### DATA BLOCK
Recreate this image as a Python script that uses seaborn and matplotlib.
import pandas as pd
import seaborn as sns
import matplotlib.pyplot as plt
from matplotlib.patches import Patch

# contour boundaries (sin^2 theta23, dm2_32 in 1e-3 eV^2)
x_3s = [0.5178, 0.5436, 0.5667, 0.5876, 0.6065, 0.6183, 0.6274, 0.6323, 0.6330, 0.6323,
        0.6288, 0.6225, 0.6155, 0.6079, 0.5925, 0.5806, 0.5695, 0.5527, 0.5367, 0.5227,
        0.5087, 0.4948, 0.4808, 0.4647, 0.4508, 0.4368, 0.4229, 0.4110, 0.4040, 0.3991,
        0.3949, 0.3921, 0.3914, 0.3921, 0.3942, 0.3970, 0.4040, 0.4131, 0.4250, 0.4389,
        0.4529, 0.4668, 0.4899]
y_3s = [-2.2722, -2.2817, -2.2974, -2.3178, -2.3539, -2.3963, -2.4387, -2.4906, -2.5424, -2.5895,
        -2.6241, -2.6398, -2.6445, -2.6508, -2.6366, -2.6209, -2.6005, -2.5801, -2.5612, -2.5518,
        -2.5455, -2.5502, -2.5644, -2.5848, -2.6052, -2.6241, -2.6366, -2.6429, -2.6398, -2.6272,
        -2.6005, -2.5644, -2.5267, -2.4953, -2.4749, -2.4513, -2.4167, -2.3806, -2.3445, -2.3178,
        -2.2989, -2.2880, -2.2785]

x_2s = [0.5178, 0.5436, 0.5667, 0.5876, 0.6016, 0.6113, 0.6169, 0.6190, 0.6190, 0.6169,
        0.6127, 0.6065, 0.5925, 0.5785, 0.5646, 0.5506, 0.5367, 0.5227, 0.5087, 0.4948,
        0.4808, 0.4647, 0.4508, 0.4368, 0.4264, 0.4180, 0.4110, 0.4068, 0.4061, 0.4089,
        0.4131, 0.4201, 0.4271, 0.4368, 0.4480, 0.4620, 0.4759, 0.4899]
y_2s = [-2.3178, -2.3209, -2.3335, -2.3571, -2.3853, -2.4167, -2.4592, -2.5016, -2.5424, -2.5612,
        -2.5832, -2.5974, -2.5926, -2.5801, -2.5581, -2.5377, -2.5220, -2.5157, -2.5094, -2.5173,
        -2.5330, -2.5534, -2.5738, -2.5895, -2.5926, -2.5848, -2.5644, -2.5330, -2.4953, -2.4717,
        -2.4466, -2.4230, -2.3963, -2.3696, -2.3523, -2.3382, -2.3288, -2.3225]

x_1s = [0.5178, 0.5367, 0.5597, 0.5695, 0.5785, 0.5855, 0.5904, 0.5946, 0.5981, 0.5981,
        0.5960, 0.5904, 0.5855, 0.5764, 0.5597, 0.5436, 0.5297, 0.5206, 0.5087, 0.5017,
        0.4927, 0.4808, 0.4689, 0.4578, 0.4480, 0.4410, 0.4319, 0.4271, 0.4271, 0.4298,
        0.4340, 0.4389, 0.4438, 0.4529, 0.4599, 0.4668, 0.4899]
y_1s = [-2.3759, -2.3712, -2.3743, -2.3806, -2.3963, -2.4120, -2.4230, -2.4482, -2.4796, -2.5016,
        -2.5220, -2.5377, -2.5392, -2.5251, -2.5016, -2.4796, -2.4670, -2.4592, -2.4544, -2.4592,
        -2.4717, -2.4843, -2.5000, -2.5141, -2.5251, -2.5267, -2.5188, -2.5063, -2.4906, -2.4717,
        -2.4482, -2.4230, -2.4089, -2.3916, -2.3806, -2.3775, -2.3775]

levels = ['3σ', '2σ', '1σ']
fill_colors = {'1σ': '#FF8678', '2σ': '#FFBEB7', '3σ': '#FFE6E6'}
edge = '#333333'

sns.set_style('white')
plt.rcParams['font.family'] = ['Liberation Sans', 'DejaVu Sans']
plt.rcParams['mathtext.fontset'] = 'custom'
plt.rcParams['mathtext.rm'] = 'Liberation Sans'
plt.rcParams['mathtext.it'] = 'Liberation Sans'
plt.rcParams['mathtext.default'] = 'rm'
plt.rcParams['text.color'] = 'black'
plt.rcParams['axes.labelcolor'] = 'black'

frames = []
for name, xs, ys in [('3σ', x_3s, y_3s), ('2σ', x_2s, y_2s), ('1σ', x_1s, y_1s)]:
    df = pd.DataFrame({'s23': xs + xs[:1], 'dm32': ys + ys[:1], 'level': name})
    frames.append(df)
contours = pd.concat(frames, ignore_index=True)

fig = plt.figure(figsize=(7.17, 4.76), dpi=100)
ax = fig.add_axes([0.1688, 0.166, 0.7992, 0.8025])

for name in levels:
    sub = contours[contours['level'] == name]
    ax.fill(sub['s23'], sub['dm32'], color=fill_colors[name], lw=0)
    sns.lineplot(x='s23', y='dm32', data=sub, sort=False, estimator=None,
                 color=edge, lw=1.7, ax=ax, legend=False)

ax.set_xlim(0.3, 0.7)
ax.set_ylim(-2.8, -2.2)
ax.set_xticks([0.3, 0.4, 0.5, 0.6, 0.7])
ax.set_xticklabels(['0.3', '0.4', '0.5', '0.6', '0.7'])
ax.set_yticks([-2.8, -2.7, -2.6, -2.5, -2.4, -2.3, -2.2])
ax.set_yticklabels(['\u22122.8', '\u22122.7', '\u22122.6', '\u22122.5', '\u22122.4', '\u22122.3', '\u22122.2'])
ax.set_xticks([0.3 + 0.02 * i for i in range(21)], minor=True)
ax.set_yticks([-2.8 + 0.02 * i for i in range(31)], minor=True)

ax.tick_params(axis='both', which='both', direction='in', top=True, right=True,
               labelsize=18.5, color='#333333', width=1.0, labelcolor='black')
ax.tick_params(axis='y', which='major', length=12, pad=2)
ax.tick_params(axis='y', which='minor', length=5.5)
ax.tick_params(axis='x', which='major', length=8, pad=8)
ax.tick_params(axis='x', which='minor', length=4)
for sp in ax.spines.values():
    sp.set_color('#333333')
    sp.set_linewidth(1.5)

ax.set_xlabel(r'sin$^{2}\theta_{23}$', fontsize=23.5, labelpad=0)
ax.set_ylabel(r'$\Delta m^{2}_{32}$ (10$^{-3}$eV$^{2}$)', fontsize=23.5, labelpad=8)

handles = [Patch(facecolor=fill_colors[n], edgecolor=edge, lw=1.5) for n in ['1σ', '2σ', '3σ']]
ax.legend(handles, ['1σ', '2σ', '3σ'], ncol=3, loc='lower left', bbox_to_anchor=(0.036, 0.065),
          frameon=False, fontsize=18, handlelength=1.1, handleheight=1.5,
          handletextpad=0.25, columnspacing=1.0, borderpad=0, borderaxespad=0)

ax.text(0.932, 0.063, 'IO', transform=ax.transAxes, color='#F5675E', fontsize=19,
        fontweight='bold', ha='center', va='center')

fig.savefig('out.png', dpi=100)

### WHAT YOU SHOULD DO
Only the lines from the first line of the material above through the line that contains "from matplotlib.patches import Patch" should be quoted, each one exactly.

### ANSWER
Recreate this image as a Python script that uses seaborn and matplotlib.
import pandas as pd
import seaborn as sns
import matplotlib.pyplot as plt
from matplotlib.patches import Patch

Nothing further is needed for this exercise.